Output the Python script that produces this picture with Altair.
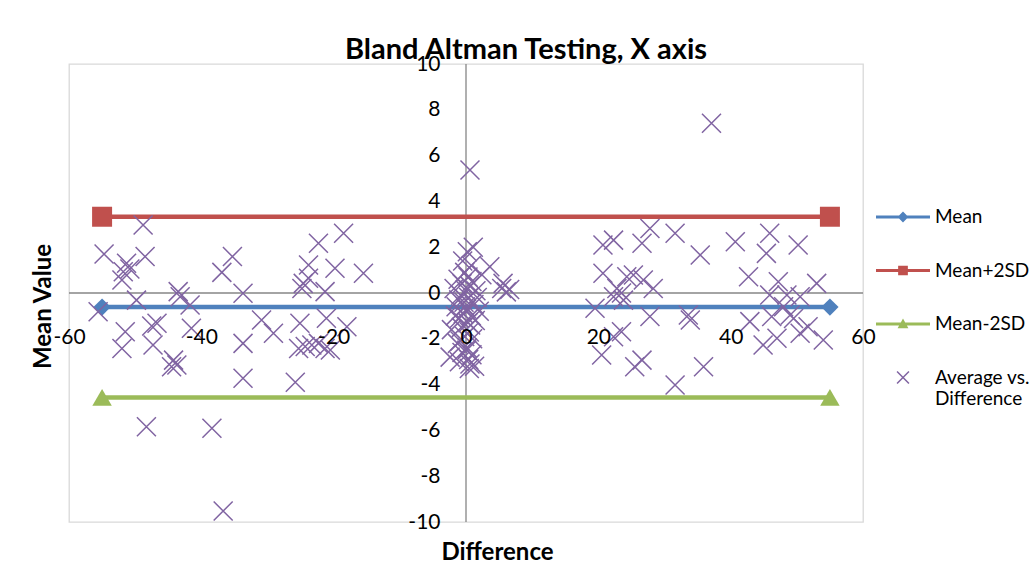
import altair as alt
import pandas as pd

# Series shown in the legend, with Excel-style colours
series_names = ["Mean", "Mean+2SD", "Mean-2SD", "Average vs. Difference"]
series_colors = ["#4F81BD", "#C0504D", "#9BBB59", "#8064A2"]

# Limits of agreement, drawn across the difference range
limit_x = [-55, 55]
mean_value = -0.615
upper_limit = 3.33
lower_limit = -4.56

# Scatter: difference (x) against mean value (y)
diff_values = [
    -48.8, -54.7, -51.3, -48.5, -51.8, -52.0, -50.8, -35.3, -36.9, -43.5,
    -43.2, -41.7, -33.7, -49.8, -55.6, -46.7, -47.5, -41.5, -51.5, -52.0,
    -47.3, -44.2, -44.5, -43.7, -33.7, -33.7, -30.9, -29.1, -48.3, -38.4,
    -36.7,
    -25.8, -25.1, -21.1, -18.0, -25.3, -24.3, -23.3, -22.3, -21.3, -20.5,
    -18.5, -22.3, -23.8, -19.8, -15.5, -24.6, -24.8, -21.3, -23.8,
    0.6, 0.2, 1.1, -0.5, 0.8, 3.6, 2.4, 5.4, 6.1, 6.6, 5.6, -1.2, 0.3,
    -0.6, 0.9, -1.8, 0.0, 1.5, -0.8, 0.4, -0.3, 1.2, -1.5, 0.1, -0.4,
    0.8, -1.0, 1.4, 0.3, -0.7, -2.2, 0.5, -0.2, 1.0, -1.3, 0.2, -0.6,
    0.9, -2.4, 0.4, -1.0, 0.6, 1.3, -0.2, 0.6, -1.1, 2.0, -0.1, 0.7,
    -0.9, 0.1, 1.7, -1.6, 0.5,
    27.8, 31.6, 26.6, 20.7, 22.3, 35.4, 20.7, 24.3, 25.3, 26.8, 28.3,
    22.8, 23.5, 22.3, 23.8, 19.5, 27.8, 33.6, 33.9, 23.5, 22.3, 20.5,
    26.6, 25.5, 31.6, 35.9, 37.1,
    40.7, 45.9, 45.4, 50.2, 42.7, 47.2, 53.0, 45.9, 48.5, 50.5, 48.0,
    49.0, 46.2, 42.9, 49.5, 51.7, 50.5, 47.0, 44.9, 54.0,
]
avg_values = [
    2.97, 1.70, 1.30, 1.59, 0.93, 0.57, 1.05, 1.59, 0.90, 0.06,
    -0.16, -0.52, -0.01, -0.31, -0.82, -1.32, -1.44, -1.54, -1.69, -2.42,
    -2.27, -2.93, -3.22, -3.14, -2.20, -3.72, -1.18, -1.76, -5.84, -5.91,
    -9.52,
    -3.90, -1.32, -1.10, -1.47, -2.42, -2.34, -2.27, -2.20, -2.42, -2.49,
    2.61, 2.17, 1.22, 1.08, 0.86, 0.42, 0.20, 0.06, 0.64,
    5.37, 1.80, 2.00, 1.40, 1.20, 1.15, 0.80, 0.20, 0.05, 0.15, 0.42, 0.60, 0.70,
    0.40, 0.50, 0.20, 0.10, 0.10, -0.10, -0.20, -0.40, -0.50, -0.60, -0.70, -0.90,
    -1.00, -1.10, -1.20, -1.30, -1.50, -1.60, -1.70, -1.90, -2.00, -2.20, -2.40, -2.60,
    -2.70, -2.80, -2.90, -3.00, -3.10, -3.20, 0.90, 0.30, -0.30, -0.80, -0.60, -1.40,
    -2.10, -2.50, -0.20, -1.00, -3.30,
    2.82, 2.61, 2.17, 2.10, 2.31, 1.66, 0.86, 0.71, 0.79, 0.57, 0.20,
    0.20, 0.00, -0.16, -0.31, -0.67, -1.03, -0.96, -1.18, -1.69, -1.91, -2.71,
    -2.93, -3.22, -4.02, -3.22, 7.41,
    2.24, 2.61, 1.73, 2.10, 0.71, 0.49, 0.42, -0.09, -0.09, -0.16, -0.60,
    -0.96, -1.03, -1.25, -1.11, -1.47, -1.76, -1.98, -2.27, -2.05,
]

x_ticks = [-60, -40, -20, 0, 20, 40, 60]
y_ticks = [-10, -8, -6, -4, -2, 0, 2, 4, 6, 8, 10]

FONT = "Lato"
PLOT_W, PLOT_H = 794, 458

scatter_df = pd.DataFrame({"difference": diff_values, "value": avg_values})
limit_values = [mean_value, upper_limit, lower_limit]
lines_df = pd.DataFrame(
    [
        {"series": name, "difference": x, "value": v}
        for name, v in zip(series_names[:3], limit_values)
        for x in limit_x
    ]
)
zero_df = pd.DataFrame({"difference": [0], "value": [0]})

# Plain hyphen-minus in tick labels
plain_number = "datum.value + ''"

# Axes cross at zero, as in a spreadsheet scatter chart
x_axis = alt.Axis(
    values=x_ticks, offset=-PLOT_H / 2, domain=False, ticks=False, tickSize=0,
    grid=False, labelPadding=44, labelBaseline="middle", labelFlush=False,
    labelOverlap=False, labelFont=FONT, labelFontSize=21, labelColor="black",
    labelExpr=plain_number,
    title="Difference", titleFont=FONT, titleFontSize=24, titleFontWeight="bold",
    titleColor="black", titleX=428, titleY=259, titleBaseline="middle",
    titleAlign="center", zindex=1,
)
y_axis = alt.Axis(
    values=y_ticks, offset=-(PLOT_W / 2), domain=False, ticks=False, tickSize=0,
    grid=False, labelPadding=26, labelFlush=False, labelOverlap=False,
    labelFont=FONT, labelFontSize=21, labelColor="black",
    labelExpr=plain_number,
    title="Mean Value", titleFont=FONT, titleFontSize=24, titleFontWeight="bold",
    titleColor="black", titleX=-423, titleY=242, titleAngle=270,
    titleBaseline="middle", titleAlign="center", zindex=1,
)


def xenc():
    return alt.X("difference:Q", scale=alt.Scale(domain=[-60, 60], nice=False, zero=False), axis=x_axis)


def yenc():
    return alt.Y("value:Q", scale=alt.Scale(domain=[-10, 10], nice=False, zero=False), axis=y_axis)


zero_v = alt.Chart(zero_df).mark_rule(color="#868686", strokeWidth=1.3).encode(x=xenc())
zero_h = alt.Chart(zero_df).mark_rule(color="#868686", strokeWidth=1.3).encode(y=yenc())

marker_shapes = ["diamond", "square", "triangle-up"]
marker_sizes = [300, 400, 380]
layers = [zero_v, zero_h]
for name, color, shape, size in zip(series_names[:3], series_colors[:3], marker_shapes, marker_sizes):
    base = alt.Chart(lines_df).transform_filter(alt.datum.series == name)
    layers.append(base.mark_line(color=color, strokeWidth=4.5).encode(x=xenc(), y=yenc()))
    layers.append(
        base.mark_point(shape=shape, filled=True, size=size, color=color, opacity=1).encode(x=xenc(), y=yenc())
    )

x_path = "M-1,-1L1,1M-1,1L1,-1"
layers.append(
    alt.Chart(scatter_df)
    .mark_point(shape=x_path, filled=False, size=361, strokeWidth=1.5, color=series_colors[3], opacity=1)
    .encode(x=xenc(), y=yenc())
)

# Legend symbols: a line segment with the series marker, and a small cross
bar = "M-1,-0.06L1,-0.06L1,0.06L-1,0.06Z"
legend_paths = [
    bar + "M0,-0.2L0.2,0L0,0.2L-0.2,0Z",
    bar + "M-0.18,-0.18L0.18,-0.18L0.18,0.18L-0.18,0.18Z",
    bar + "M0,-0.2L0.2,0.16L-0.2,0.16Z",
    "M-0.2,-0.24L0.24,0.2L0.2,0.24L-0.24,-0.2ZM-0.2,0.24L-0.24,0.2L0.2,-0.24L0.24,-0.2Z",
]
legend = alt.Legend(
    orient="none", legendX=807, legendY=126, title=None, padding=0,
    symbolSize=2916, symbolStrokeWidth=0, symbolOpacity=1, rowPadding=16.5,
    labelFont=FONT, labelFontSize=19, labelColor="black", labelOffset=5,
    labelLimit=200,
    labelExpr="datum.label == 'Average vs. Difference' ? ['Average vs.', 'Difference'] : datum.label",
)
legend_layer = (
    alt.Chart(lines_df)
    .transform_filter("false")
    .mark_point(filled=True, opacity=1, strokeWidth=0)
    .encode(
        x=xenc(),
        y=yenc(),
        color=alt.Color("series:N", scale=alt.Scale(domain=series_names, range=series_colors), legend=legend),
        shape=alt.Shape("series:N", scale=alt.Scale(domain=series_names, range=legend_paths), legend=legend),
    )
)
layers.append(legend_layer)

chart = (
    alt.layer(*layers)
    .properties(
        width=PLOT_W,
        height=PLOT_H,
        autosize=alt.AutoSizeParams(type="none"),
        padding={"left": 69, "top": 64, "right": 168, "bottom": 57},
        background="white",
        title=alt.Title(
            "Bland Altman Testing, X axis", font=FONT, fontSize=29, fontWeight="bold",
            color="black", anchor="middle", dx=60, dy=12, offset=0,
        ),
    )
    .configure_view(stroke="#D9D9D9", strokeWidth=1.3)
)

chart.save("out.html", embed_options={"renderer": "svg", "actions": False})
┄┄┄┄┄┄┄┄┄┄
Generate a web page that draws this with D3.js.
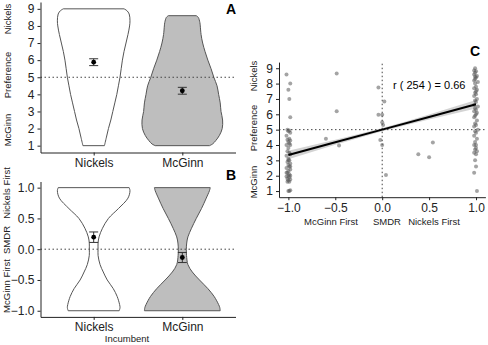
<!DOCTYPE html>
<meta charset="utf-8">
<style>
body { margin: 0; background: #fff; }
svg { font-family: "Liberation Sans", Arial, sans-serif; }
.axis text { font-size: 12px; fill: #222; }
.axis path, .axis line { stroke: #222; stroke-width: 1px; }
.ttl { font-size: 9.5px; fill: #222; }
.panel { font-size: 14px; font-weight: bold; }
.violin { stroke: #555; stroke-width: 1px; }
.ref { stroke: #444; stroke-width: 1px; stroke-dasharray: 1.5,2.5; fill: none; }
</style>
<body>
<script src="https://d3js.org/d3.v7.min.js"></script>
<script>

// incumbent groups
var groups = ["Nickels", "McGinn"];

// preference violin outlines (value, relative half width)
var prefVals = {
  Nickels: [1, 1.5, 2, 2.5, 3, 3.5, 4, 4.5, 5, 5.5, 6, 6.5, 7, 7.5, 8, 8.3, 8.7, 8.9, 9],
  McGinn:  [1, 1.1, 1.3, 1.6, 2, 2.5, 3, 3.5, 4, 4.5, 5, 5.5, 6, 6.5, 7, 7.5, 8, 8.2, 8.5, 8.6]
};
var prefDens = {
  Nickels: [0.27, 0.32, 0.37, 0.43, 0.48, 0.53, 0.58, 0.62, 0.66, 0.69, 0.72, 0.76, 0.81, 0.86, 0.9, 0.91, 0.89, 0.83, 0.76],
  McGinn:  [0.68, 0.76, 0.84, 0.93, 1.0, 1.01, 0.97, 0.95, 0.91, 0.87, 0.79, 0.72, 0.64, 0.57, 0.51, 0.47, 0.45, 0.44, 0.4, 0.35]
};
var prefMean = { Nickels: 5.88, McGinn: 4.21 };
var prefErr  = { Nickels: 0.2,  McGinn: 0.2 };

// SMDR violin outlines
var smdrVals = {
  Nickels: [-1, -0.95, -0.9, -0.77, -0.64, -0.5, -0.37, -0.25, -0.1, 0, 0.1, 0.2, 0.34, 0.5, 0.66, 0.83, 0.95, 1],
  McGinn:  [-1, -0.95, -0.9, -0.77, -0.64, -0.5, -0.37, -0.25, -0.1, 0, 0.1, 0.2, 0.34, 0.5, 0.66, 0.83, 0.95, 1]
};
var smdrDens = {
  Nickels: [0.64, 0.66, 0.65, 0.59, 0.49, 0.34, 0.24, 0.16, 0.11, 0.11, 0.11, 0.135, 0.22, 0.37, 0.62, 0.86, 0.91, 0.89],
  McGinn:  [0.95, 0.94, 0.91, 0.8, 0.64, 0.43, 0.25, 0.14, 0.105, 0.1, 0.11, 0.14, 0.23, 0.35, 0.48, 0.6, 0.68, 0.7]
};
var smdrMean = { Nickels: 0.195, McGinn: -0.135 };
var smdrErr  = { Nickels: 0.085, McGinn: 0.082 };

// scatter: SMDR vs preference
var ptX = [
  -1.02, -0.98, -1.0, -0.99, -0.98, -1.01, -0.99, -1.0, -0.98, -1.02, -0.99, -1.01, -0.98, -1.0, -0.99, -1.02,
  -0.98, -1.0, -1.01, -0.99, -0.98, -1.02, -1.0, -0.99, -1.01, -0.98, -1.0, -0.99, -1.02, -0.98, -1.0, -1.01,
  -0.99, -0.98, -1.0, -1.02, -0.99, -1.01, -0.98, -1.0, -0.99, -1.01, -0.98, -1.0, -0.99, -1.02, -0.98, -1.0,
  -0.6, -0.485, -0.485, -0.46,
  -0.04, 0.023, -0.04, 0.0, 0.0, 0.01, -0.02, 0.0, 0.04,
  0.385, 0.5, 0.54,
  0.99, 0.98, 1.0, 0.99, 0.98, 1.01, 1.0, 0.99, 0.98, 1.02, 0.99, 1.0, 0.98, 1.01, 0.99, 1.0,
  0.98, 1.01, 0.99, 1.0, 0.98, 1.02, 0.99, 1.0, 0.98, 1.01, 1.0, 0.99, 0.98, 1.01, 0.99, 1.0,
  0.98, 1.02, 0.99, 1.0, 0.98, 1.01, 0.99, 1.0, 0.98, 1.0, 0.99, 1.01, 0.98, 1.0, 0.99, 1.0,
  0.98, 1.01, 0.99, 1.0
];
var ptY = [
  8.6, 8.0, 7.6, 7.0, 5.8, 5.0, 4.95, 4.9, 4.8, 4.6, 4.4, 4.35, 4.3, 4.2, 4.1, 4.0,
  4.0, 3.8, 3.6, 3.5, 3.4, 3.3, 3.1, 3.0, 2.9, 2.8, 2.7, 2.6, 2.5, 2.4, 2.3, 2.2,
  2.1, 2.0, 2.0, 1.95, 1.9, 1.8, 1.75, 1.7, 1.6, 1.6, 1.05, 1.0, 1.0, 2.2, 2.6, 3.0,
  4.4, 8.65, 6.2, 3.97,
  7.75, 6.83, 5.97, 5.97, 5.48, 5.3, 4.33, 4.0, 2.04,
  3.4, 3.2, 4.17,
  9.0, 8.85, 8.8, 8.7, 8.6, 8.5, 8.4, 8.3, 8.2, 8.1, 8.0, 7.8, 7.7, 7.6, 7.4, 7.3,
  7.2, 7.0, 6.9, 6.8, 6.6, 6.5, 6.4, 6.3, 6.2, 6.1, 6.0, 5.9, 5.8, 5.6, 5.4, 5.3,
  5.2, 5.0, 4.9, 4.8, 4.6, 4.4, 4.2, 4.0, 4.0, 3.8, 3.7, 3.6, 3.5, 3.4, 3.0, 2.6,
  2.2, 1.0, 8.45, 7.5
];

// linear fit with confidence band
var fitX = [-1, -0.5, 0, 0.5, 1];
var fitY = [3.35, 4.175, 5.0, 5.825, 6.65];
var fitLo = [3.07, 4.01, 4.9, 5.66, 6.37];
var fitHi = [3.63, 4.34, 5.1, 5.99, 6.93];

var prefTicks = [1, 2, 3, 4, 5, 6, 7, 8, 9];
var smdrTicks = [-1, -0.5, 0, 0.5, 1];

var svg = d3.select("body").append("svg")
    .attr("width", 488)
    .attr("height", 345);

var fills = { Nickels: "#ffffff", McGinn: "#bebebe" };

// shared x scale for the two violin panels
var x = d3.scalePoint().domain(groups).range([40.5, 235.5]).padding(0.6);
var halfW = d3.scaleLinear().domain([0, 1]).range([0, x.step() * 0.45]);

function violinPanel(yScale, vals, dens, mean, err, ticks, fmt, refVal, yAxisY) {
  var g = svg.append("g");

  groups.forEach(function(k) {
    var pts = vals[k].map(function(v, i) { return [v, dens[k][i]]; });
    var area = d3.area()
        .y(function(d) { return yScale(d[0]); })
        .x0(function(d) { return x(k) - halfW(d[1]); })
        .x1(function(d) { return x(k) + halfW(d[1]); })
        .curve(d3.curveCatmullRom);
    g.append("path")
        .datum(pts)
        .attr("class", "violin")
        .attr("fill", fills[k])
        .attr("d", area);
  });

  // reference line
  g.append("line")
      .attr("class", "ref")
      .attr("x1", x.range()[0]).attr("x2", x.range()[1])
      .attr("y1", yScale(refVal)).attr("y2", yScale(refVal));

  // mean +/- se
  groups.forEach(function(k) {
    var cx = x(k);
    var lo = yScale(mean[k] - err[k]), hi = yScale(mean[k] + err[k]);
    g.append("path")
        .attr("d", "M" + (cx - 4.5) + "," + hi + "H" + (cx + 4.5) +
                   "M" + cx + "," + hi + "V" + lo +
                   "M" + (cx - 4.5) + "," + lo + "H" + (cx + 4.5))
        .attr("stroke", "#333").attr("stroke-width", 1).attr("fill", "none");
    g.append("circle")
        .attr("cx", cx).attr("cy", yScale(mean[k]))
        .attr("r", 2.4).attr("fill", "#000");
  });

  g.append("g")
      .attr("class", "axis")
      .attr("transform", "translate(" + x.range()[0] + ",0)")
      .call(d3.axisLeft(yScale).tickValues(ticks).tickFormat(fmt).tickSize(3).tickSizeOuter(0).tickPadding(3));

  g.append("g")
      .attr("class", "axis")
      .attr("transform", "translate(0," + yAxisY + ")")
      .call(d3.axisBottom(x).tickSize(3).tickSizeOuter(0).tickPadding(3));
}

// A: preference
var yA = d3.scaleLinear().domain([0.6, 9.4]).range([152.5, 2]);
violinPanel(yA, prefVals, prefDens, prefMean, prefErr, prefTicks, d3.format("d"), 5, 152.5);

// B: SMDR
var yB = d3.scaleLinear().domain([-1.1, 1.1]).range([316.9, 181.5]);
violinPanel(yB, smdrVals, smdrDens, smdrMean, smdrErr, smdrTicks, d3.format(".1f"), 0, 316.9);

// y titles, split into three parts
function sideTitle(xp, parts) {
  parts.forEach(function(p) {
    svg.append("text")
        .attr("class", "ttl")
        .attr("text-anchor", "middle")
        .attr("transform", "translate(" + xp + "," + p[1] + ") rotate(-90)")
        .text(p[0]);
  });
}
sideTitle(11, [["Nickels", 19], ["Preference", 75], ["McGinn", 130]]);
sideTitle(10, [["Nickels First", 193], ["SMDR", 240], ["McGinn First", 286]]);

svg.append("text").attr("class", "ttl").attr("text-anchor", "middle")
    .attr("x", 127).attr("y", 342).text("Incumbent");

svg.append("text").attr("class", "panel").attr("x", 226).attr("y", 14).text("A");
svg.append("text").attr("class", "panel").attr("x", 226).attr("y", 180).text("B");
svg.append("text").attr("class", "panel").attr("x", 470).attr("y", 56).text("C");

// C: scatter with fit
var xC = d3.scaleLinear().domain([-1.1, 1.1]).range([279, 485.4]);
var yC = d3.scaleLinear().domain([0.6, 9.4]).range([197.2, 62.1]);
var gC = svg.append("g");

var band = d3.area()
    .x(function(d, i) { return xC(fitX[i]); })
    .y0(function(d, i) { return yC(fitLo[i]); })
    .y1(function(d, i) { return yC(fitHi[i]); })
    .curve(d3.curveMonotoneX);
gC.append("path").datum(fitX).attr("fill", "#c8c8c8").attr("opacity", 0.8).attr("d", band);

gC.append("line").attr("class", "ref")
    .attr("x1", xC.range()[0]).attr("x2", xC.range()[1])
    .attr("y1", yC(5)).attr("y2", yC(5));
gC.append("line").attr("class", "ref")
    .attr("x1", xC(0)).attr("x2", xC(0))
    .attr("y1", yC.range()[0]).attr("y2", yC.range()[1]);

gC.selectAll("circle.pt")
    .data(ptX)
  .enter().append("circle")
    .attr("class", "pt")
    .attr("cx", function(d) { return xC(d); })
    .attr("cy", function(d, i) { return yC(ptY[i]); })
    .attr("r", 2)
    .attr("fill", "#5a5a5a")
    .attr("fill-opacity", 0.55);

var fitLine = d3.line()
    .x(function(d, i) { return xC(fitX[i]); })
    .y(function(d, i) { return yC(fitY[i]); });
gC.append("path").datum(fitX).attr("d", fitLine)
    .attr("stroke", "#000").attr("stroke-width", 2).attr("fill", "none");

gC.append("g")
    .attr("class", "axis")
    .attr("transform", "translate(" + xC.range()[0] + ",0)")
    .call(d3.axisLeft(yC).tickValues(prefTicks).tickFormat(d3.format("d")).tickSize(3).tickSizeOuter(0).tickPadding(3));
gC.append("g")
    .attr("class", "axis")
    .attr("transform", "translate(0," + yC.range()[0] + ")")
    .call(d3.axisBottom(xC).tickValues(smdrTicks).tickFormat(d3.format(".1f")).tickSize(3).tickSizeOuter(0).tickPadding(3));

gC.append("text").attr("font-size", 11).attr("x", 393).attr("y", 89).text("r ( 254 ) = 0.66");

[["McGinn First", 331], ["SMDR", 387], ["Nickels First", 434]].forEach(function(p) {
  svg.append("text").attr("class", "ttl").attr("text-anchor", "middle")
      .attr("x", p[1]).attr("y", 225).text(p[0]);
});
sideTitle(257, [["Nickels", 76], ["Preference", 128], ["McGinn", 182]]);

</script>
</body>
┄┄┄┄┄┄┄┄┄┄
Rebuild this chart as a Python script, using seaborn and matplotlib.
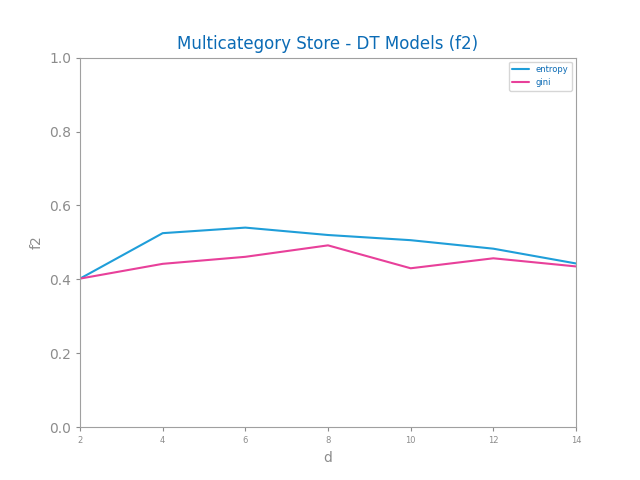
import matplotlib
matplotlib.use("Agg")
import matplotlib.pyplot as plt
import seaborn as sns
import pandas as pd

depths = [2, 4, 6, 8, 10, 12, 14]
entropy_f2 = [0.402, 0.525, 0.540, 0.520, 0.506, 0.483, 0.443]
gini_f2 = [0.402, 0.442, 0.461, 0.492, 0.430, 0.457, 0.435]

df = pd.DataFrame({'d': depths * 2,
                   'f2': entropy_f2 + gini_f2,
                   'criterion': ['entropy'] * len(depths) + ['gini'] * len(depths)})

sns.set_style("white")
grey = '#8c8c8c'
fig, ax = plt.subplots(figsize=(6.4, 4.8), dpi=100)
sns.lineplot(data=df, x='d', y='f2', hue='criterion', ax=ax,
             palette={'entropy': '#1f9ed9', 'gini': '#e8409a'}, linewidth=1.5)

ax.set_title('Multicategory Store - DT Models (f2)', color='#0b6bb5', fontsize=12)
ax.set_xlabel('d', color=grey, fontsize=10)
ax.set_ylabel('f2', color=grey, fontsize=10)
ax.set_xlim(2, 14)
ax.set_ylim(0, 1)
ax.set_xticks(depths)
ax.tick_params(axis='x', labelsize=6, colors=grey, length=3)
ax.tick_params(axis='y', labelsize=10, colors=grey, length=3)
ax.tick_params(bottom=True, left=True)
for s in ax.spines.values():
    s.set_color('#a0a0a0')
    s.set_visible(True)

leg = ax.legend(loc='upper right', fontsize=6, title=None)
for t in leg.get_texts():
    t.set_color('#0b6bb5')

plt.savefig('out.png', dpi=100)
┄┄┄┄┄┄┄┄┄┄
Exercise:
In the listing, find every line containing the word "Python" and list it.

Reply:
Output the Python script that produces this picture with Altair.
Rebuild this chart as a Python script, using seaborn and matplotlib.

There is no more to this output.